Einstein (US-CERT Program) - Privacy

Privacy

In the Privacy Impact Assessment (PIA) for Einstein 2 published in 2008, DHS gave a general notice to people who use U.S. federal networks. DHS assumes that Internet users do not expect privacy in the "To" and "From" addresses of their email or in the "IP addresses of the websites they visit" because their service providers use that information for routing. DHS also assumes that people have at least a basic understanding of how computers communicate and know the limits of their privacy rights when they choose to access federal networks. The Privacy Act of 1974 does not apply to Einstein 2 data because its system of records generally do not contain personal information and so are not indexed or queried by the names of individual persons. A PIA for the first version is also available from 2004.

DHS is seeking approval for an Einstein 2 retention schedule in which flow records, alerts, and specific network traffic related to an alert may be maintained for up to three years, and if, for example in the case of a false alert, data is deemed unrelated or potentially collected in error, it can be deleted.
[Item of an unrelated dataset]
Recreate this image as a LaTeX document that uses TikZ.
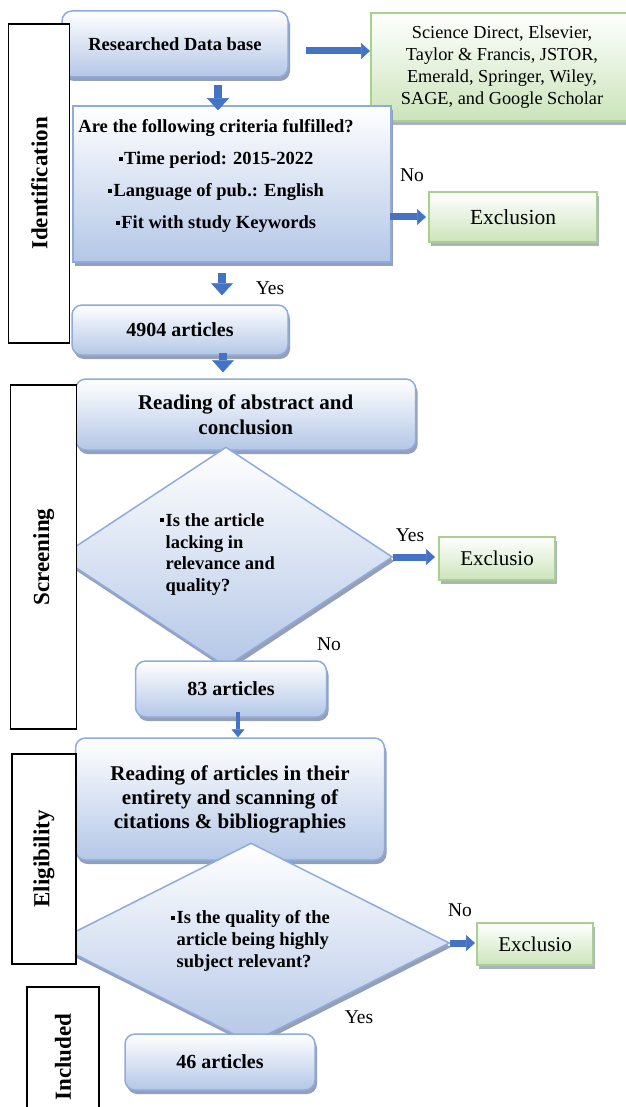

According to the DHS privacy assessment for US-CERT's 24x7 Incident Handling and Response Center in 2007, US-CERT data is provided only to those authorized users who "need to know such data for business and security purposes" including security analysts, system administrators and certain DHS contractors. Incident data and contact information are never shared outside of US-CERT and contact information is not analyzed. To secure its data, US-CERT's center began a DHS certification and accreditation process in May 2006 and expected to complete it by the first quarter of fiscal year 2007. As of March 2007, the center had no retention schedule approved by the National Archives and Records Administration and until it does, has no "disposition schedule"—its "records must be considered permanent and nothing may be deleted".